108 F3d 1370 Smith v. General Motors Corporation

108 F.3d 1370

Edsel SMITH, Jr., Plaintiff-Appellant,
v.
GENERAL MOTORS CORPORATION; New United Motor Manufacturing,
Inc., Defendant-Appellees.

No. 96-7794.

United States Court of Appeals, Second Circuit.

March 21, 1997.

NOTICE: THIS SUMMARY ORDER MAY NOT BE CITED AS PRECEDENTIAL AUTHORITY, BUT MAY BE CALLED TO THE ATTENTION OF THE COURT IN A SUBSEQUENT STAGE OF THIS CASE, IN A RELATED CASE, OR IN ANY CASE FOR PURPOSES OF COLLATERAL ESTOPPEL OR RES JUDICATA. SEE SECOND CIRCUIT RULE 0.23.

ALAN R. SIRLIN, Brooklyn, NY.

HERBERT RUBIN, Herzfeld & Rubin, P.C. (David B. Hamm, Miriam Skolnik, on the brief), New York, NY.

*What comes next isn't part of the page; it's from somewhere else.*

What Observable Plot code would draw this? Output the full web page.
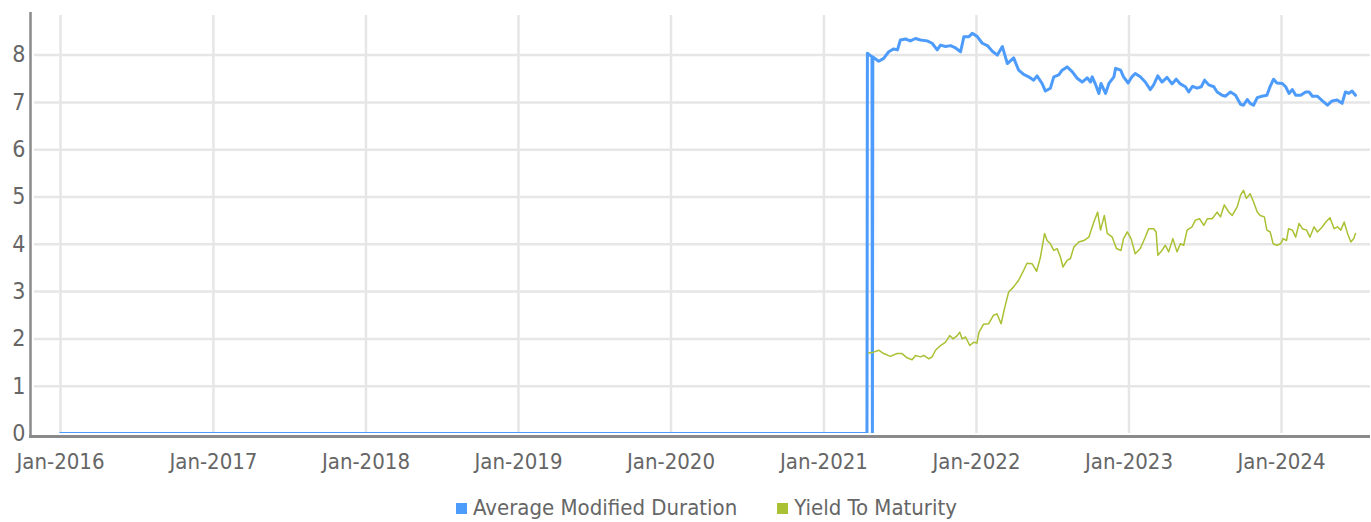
<!DOCTYPE html>
<html>
<head>
<meta charset="utf-8">
<script src="https://cdn.jsdelivr.net/npm/d3@7"></script>
<script src="https://cdn.jsdelivr.net/npm/@observablehq/plot@0.6"></script>
<style>
  html, body { margin: 0; padding: 0; background: #fff; }
  body { width: 1371px; height: 522px; overflow: hidden; font-family: "DejaVu Sans Condensed", "DejaVu Sans", sans-serif; }
  #legend { display: flex; justify-content: center; align-items: center; font-size: 22px; line-height: 26px; color: #666; margin-top: 5px; height: 26px; padding-left: 42px; }
  #legend .item { display: flex; align-items: center; }
  #legend .sw { width: 11px; height: 11px; margin-right: 6px; }
  #legend .gap { width: 40px; }
</style>
</head>
<body>
<div id="chart"></div>
<div id="legend"></div>
<script>
// ---- Data ----
const seriesNames = ["Average Modified Duration", "Yield To Maturity"];
const seriesColors = ["#4d9cfc", "#a9c132"];

const durDates = [
  "2016-01-01","2021-04-14","2021-04-15","2021-04-26","2021-04-27","2021-04-28","2021-05-12","2021-05-24",
  "2021-06-05","2021-06-17","2021-06-26","2021-07-03","2021-07-15","2021-07-27","2021-08-08","2021-08-20",
  "2021-09-05","2021-09-17","2021-09-29","2021-10-07","2021-10-19","2021-10-31","2021-11-12","2021-11-24",
  "2021-12-02","2021-12-14","2021-12-22","2022-01-03","2022-01-15","2022-01-27","2022-02-08","2022-02-20",
  "2022-03-04","2022-03-16","2022-03-31","2022-04-12","2022-04-24","2022-05-06","2022-05-18","2022-05-26",
  "2022-06-07","2022-06-15","2022-06-27","2022-07-05","2022-07-17","2022-07-25","2022-08-06","2022-08-18",
  "2022-08-30","2022-09-11","2022-09-23","2022-10-01","2022-10-05","2022-10-13","2022-10-21","2022-10-26",
  "2022-11-06","2022-11-14","2022-11-26","2022-11-30","2022-12-12","2022-12-19","2022-12-30","2023-01-08",
  "2023-01-16","2023-01-28","2023-02-09","2023-02-21","2023-03-01","2023-03-11","2023-03-21","2023-04-02",
  "2023-04-14","2023-04-24","2023-05-04","2023-05-16","2023-05-24","2023-06-02","2023-06-13","2023-06-23",
  "2023-07-01","2023-07-11","2023-07-23","2023-07-31","2023-08-12","2023-08-20","2023-09-01","2023-09-13",
  "2023-09-25","2023-10-02","2023-10-11","2023-10-18","2023-10-26","2023-11-04","2023-11-15","2023-11-27",
  "2023-12-05","2023-12-13","2023-12-21","2024-01-03","2024-01-11","2024-01-19","2024-01-27","2024-02-04",
  "2024-02-16","2024-02-28","2024-03-07","2024-03-15","2024-03-27","2024-04-08","2024-04-20","2024-05-01",
  "2024-05-13","2024-05-25","2024-06-02","2024-06-10","2024-06-18","2024-06-26"
];
const durValues = [
  0,0,8.04,7.96,0,7.96,7.87,7.93,
  8.07,8.13,8.11,8.32,8.34,8.30,8.35,8.32,
  8.30,8.25,8.11,8.21,8.18,8.20,8.15,8.07,
  8.39,8.39,8.46,8.39,8.25,8.20,8.08,8.00,
  8.18,7.82,7.94,7.68,7.59,7.54,7.47,7.56,
  7.40,7.24,7.30,7.54,7.58,7.68,7.75,7.65,
  7.51,7.43,7.52,7.43,7.54,7.38,7.19,7.40,
  7.19,7.40,7.54,7.72,7.68,7.54,7.41,7.54,
  7.61,7.54,7.43,7.27,7.37,7.56,7.43,7.53,
  7.39,7.49,7.39,7.33,7.22,7.34,7.30,7.33,
  7.47,7.37,7.33,7.22,7.15,7.13,7.22,7.15,
  6.96,6.94,7.06,6.98,6.94,7.10,7.13,7.15,
  7.34,7.49,7.41,7.40,7.33,7.19,7.27,7.15,
  7.15,7.22,7.22,7.13,7.13,7.03,6.94,7.03,
  7.05,6.98,7.22,7.19,7.24,7.15
];

const ytmDates = [
  "2021-04-18","2021-04-30","2021-05-12","2021-05-24","2021-06-09","2021-06-25","2021-07-07","2021-07-19",
  "2021-07-31","2021-08-08","2021-08-20","2021-08-28","2021-09-09","2021-09-17","2021-09-25","2021-10-07",
  "2021-10-19","2021-10-29","2021-11-06","2021-11-16","2021-11-22","2021-11-28","2021-12-06","2021-12-16",
  "2021-12-26","2022-01-02","2022-01-07","2022-01-18","2022-01-30","2022-02-11","2022-02-19","2022-03-01",
  "2022-03-09","2022-03-19","2022-03-31","2022-04-12","2022-04-24","2022-05-02","2022-05-14","2022-05-25",
  "2022-06-03","2022-06-13","2022-06-19","2022-06-27","2022-07-05","2022-07-13","2022-07-21","2022-07-27",
  "2022-08-06","2022-08-14","2022-08-22","2022-09-03","2022-09-15","2022-09-27","2022-10-01","2022-10-09",
  "2022-10-18","2022-10-25","2022-11-03","2022-11-10","2022-11-22","2022-12-02","2022-12-13","2022-12-19",
  "2022-12-28","2023-01-06","2023-01-16","2023-01-28","2023-02-09","2023-02-17","2023-03-01","2023-03-07",
  "2023-03-11","2023-03-21","2023-03-29","2023-04-06","2023-04-16","2023-04-26","2023-05-04","2023-05-12",
  "2023-05-20","2023-06-01","2023-06-09","2023-06-19","2023-06-29","2023-07-08","2023-07-19","2023-07-31",
  "2023-08-08","2023-08-17","2023-08-28","2023-09-05","2023-09-17","2023-09-25","2023-10-02","2023-10-09",
  "2023-10-18","2023-10-26","2023-11-04","2023-11-11","2023-11-21","2023-11-27","2023-12-05","2023-12-12",
  "2023-12-21","2023-12-30","2024-01-05","2024-01-13","2024-01-18","2024-01-27","2024-02-04","2024-02-12",
  "2024-02-20","2024-03-01","2024-03-09","2024-03-19","2024-03-27","2024-04-08","2024-04-16","2024-04-26",
  "2024-05-06","2024-05-14","2024-05-22","2024-05-30","2024-06-07","2024-06-15","2024-06-22","2024-06-26"
];
const ytmValues = [
  1.70,1.72,1.76,1.69,1.63,1.69,1.69,1.60,
  1.56,1.65,1.62,1.65,1.58,1.62,1.76,1.86,
  1.93,2.07,2.00,2.07,2.14,2.00,2.04,1.86,
  1.93,1.91,2.14,2.31,2.32,2.50,2.53,2.32,
  2.64,2.99,3.10,3.24,3.45,3.60,3.59,3.43,
  3.72,4.23,4.08,4.01,3.87,3.91,3.73,3.52,
  3.66,3.70,3.94,4.05,4.08,4.15,4.26,4.47,
  4.68,4.30,4.61,4.23,4.15,3.91,3.87,4.12,
  4.26,4.12,3.80,3.91,4.15,4.33,4.33,4.26,
  3.77,3.87,3.98,3.84,4.12,3.84,4.01,3.98,
  4.30,4.37,4.51,4.54,4.40,4.54,4.54,4.68,
  4.58,4.83,4.68,4.61,4.79,5.04,5.14,4.97,
  5.07,4.90,4.68,4.61,4.58,4.30,4.26,4.01,
  3.98,4.01,4.12,4.08,4.33,4.30,4.15,4.44,
  4.33,4.30,4.15,4.37,4.26,4.37,4.47,4.56,
  4.33,4.37,4.30,4.47,4.23,4.05,4.12,4.23
];

const xTickYears = [2016, 2017, 2018, 2019, 2020, 2021, 2022, 2023, 2024];
const yTicks = [0, 1, 2, 3, 4, 5, 6, 7, 8];
const xDomain = ["2015-10-26", "2024-08-01"];
const yDomain = [0, 8.9];

// ---- Build tables ----
const parse = d3.utcParse("%Y-%m-%d");
const dur = durDates.map((d, i) => ({date: parse(d), value: durValues[i]}));
const ytm = ytmDates.map((d, i) => ({date: parse(d), value: ytmValues[i]}));
const xTicks = xTickYears.map(y => new Date(Date.UTC(y, 0, 1)));
const x0 = parse(xDomain[0]);

const grid = "#e6e6e6";
const axisCol = "#8a8a8a";
const textCol = "#666";

const chart = Plot.plot({
  width: 1371,
  height: 490,
  marginTop: 12,
  marginBottom: 57,
  marginLeft: 32,
  marginRight: 1,
  style: {fontFamily: '"DejaVu Sans Condensed", "DejaVu Sans", sans-serif', fontSize: "22px", color: textCol, background: "#fff"},
  x: {type: "utc", domain: xDomain.map(parse)},
  y: {domain: yDomain},
  marks: [
    Plot.ruleY(yTicks.filter(d => d > 0), {stroke: grid, strokeWidth: 2.5, insetLeft: 2}),
    Plot.ruleX(xTicks, {stroke: grid, strokeWidth: 2.5, insetTop: 3}),
    Plot.line(dur, {x: "date", y: "value", stroke: seriesColors[0], strokeWidth: 3, curve: "linear", clip: true}),
    Plot.line(ytm, {x: "date", y: "value", stroke: seriesColors[1], strokeWidth: 1.5, clip: true}),
    Plot.ruleY([0], {dy: 3, stroke: axisCol, strokeWidth: 3, insetLeft: -3}),
    Plot.ruleX([x0], {dx: -2, stroke: axisCol, strokeWidth: 2.5, insetBottom: -5}),
    Plot.axisX({ticks: xTicks, tickFormat: d3.utcFormat("Jan-%Y"), tickSize: 0, tickPadding: 20, fill: textCol, label: null}),
    Plot.axisY({ticks: yTicks, tickSize: 0, tickPadding: 7, fill: textCol, label: null, fontSize: 23})
  ]
});
document.getElementById("chart").appendChild(chart);

const legend = document.getElementById("legend");
seriesNames.forEach((name, i) => {
  if (i > 0) { const g = document.createElement("span"); g.className = "gap"; legend.appendChild(g); }
  const item = document.createElement("span");
  item.className = "item";
  const sw = document.createElement("span");
  sw.className = "sw";
  sw.style.background = seriesColors[i];
  const t = document.createElement("span");
  t.textContent = name;
  item.appendChild(sw); item.appendChild(t);
  legend.appendChild(item);
});
</script>
</body>
</html>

Before JACOBS, LEVAL, CABRANES, Circuit Judges.

1

This cause came on to be heard on the transcript of record from the United States District Court for the Eastern District of New York, and was argued by counsel.

2

ON CONSIDERATION WHEREOF, IT IS HEREBY ORDERED, ADJUDGED AND DECREED that the judgment of the district court is AFFIRMED.

3

Following an automobile accident in which he suffered serious injury, Edsel Smith sued the manufacturers of the car, General Motors Corporation ("GM") and New United Motor Manufacturing, Inc. ("NUMMI") under a strict product liability theory of design defect. Following a jury trial in the district court for the Eastern District of New York (Sifton, Ch. J.), in which Smith argued that the car was uncrashworthy, judgment was entered in favor of GM and NUMMI, indicating a finding by the jury that the vehicle was not defective.

4

On appeal, Smith argues that the district court 1) should have permitted him to amend his complaint; 2) erroneously failed to admit a Volvo door into evidence; 3) erroneously charged the jury as to product defect rather than design defect; and 4) used a verdict form containing a fundamental error.

I.Background

5

On September 15, 1989, Edsel Smith, Jr., an employee of Dollar Rent-A-Car, was driving a 1990 Geo Prizm from Newark Airport to New York City when another car cut him off. Smith lost control of the car and struck a steel pole. The car wrapped itself around the pole at the firewall. Smith survived the accident, but sustained severe injuries to his right ankle and the left side of his body.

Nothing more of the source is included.